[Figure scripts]
----

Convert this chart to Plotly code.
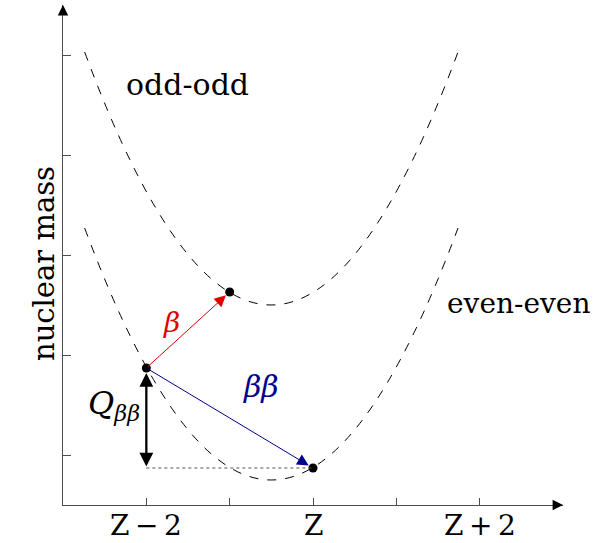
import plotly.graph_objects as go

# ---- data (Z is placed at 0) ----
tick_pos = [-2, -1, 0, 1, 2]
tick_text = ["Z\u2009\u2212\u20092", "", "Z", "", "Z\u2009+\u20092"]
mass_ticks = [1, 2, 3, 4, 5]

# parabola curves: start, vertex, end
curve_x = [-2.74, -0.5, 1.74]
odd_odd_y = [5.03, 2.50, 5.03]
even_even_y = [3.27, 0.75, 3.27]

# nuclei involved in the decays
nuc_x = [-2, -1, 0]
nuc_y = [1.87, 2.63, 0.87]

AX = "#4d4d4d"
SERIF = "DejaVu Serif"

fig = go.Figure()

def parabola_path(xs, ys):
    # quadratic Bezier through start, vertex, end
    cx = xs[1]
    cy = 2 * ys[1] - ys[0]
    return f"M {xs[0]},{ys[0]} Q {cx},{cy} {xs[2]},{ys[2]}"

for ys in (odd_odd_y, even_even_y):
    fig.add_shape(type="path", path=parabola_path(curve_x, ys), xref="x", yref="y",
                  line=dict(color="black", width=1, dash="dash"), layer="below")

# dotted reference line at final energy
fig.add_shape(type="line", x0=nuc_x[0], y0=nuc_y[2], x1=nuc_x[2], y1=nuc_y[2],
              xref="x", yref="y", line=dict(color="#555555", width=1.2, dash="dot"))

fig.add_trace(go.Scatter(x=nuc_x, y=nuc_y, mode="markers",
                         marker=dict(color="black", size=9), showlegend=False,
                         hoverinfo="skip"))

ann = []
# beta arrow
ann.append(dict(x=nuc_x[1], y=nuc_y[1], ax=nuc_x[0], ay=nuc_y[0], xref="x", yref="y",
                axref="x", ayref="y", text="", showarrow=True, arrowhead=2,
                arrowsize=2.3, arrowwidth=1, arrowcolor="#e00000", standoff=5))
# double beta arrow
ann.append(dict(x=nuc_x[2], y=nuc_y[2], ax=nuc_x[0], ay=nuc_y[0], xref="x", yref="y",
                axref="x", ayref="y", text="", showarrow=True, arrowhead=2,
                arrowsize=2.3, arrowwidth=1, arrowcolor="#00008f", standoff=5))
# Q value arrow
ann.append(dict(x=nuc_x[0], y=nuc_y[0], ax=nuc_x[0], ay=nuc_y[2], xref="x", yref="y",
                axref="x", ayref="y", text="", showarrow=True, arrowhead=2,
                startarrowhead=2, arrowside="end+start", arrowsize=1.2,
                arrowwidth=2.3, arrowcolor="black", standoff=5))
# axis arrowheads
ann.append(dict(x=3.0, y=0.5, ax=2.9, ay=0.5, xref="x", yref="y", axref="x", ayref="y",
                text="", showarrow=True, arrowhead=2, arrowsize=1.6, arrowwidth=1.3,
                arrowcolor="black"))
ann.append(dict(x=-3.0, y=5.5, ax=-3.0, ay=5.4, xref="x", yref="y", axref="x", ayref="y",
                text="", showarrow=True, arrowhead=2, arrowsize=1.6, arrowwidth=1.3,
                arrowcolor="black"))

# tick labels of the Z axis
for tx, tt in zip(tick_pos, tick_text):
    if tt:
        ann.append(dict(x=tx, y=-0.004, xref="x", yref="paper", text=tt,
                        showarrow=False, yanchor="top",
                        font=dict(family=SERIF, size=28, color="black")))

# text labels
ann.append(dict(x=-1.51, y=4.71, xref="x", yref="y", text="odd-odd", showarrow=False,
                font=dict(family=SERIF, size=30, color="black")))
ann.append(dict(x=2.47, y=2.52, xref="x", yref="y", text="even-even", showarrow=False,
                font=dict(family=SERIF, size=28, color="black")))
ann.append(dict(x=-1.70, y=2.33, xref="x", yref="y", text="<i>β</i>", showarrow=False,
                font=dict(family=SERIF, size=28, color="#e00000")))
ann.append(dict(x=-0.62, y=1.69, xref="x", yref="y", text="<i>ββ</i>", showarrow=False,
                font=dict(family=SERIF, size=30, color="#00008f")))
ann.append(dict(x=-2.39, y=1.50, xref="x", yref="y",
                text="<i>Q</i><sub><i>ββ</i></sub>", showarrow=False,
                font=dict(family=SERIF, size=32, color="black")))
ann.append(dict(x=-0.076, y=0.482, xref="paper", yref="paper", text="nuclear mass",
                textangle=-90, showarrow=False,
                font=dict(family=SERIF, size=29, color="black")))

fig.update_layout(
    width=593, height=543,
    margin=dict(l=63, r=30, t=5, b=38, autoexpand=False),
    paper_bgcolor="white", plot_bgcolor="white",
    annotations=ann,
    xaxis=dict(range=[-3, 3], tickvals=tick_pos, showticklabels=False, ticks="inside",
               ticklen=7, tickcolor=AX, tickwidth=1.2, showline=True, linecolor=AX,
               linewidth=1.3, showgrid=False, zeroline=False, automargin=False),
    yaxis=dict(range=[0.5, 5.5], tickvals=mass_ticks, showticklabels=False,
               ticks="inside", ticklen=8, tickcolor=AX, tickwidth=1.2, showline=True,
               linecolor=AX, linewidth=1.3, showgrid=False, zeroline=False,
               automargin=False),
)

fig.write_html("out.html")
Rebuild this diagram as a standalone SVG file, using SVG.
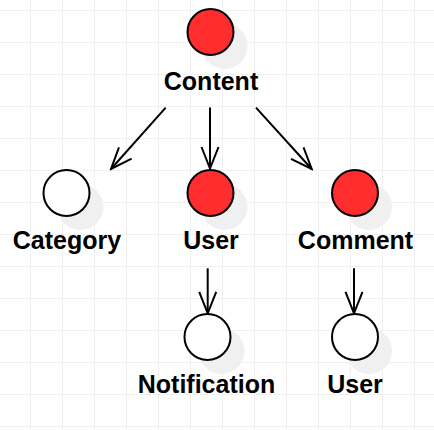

----

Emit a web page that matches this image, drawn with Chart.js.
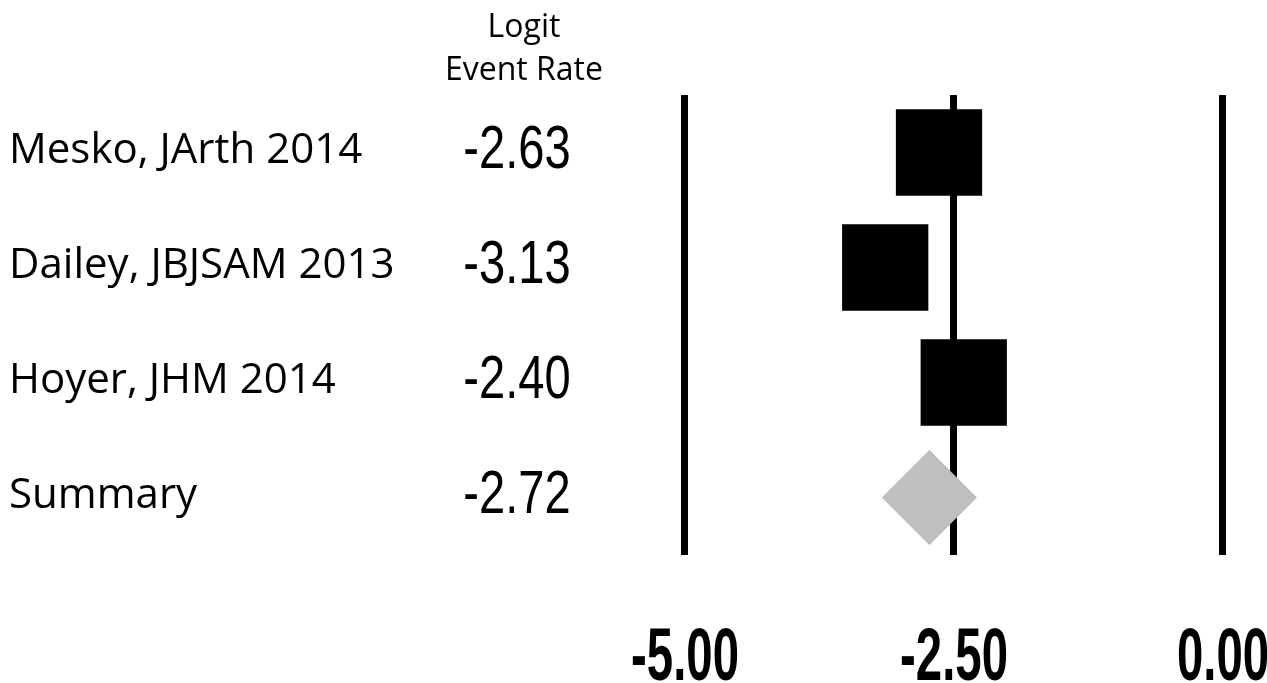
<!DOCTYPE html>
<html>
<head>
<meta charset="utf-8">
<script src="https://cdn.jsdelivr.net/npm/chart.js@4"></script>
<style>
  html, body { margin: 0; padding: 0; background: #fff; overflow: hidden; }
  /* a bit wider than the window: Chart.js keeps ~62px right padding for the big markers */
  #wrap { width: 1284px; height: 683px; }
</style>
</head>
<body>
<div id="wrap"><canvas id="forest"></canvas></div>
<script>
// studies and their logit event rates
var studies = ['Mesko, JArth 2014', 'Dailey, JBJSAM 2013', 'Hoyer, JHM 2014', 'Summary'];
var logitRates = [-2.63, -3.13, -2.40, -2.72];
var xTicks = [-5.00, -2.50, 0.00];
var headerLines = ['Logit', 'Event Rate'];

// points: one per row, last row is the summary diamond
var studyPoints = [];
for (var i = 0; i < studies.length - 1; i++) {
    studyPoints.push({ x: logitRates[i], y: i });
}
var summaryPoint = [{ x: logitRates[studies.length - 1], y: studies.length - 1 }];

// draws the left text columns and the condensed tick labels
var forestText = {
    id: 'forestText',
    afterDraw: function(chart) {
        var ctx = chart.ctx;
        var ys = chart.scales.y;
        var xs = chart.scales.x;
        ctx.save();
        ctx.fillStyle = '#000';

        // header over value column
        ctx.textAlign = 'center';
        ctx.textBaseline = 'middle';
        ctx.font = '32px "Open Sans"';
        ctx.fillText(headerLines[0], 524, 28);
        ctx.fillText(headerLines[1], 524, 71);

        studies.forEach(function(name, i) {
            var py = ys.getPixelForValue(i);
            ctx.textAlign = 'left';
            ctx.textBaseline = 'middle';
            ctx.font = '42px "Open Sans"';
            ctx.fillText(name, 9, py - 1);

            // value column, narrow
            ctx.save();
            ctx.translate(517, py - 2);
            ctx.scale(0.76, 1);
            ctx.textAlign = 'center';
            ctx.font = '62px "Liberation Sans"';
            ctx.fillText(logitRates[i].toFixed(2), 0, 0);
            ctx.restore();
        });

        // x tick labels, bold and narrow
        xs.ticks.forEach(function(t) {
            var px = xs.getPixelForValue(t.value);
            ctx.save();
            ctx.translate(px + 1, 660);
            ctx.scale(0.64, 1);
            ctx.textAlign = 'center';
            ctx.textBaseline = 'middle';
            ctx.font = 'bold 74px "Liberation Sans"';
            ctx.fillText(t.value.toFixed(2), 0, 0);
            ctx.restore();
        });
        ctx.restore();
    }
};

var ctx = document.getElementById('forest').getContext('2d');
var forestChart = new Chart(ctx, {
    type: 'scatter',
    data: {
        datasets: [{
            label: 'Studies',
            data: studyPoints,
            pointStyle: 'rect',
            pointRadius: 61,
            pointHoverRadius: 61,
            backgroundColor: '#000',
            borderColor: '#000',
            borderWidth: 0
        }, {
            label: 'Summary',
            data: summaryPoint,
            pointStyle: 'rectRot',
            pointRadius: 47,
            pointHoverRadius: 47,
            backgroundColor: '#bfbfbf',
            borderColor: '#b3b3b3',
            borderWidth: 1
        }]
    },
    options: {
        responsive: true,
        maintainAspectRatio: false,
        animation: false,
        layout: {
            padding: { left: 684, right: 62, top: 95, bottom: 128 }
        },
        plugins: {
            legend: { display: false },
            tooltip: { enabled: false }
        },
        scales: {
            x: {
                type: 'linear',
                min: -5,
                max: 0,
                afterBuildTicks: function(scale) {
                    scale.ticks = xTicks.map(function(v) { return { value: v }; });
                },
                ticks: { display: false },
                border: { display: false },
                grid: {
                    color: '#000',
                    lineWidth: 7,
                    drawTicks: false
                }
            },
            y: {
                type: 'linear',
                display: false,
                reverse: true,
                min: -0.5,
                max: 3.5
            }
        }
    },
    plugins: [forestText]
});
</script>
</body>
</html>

----

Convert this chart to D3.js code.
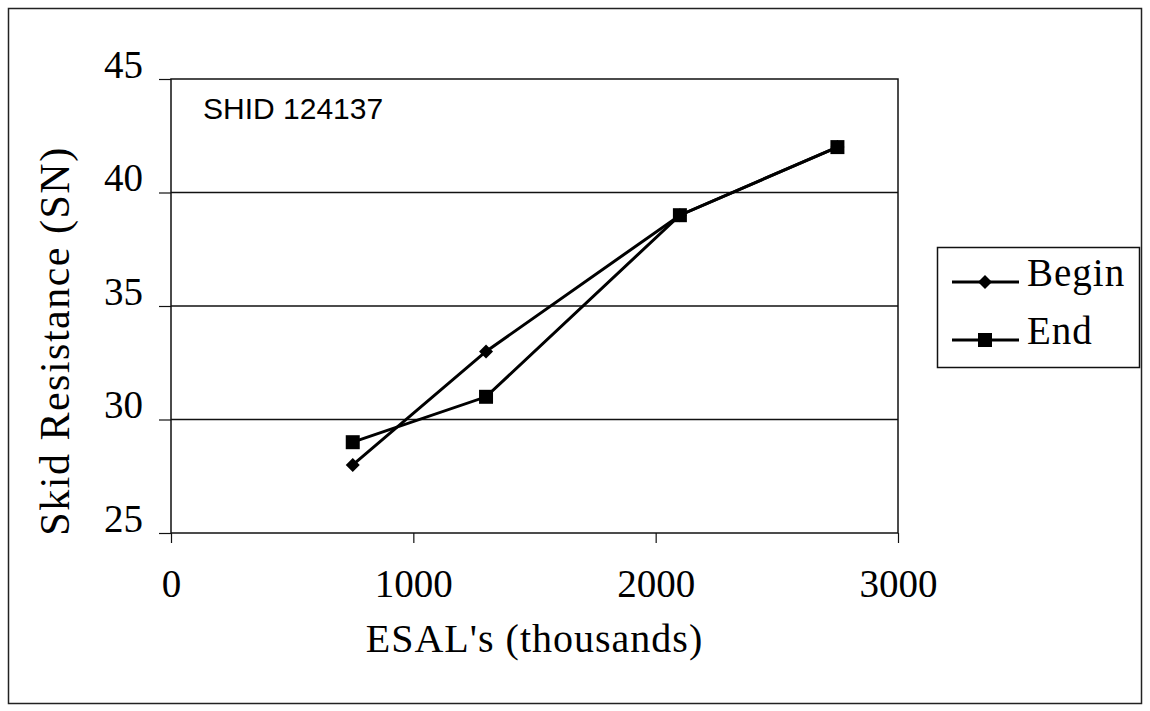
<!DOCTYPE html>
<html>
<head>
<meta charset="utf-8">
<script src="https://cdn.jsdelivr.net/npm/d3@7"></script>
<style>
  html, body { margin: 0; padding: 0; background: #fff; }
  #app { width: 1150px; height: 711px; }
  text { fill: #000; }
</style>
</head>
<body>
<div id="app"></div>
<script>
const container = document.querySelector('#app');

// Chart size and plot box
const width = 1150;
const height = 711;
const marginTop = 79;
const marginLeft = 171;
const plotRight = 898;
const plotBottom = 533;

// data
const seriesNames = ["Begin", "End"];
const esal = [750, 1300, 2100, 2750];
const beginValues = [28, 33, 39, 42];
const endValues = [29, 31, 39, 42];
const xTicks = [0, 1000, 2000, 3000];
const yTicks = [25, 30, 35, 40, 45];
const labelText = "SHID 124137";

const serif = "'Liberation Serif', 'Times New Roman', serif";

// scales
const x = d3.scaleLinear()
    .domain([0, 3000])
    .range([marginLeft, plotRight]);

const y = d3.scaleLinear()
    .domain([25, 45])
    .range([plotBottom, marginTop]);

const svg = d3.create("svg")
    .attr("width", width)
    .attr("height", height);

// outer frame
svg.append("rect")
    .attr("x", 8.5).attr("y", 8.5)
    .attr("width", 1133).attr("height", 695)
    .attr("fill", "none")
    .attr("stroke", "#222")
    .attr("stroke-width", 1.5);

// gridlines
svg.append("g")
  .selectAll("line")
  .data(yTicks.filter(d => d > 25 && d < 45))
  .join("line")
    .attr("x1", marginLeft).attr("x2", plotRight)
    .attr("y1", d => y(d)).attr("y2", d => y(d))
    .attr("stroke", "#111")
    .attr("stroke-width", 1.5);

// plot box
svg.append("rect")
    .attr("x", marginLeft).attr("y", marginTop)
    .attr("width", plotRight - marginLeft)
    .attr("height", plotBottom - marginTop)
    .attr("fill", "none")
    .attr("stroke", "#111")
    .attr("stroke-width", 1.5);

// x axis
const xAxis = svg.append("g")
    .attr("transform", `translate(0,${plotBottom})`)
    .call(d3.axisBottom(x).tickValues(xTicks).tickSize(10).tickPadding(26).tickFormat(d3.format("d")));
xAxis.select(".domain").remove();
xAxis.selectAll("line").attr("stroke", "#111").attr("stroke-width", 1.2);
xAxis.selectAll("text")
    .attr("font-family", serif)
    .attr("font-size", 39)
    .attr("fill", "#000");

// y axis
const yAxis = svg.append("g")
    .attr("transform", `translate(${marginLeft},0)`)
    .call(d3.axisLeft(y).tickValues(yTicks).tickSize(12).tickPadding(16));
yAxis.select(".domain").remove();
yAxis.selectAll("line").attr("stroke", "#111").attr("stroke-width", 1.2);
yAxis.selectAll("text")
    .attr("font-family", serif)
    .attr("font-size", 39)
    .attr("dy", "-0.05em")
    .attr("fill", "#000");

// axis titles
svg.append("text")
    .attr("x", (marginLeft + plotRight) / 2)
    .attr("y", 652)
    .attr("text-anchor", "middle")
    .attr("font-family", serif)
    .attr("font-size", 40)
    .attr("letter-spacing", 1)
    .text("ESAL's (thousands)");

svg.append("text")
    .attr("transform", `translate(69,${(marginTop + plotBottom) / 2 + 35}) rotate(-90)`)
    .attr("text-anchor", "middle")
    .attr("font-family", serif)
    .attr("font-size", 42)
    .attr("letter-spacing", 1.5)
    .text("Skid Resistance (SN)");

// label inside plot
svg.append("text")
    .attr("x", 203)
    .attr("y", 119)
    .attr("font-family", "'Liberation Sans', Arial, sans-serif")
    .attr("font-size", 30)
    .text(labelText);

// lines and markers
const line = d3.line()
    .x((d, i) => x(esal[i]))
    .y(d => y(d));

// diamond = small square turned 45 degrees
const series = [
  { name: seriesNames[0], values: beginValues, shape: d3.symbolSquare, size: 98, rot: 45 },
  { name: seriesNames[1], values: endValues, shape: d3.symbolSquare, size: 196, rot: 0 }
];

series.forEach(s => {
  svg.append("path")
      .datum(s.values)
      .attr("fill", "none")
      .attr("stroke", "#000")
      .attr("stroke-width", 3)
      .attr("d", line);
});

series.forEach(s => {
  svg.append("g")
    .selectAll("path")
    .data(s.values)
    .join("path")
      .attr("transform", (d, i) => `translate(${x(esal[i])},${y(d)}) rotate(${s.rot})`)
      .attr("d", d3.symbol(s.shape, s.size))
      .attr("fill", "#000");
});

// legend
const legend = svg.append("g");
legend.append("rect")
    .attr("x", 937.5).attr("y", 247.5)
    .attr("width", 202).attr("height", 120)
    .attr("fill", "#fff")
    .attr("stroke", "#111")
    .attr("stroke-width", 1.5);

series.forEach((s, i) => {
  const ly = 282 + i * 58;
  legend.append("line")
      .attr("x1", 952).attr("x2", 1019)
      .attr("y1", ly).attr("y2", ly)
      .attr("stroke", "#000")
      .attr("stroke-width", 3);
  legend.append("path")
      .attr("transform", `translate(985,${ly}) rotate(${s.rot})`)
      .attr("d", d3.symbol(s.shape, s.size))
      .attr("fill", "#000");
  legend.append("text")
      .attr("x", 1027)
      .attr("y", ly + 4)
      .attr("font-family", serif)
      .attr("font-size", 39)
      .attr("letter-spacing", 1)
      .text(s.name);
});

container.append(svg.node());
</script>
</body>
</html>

----

Take the material above and output only the lines from the one that contains "Convert this chart to Plotly code." through the one that contains "fig = go.Figure()", ends included and images left out.

Convert this chart to Plotly code.
import plotly.graph_objects as go

# ---- data (Z is placed at 0) ----
tick_pos = [-2, -1, 0, 1, 2]
tick_text = ["Z\u2009\u2212\u20092", "", "Z", "", "Z\u2009+\u20092"]
mass_ticks = [1, 2, 3, 4, 5]

# parabola curves: start, vertex, end
curve_x = [-2.74, -0.5, 1.74]
odd_odd_y = [5.03, 2.50, 5.03]
even_even_y = [3.27, 0.75, 3.27]

# nuclei involved in the decays
nuc_x = [-2, -1, 0]
nuc_y = [1.87, 2.63, 0.87]

AX = "#4d4d4d"
SERIF = "DejaVu Serif"

fig = go.Figure()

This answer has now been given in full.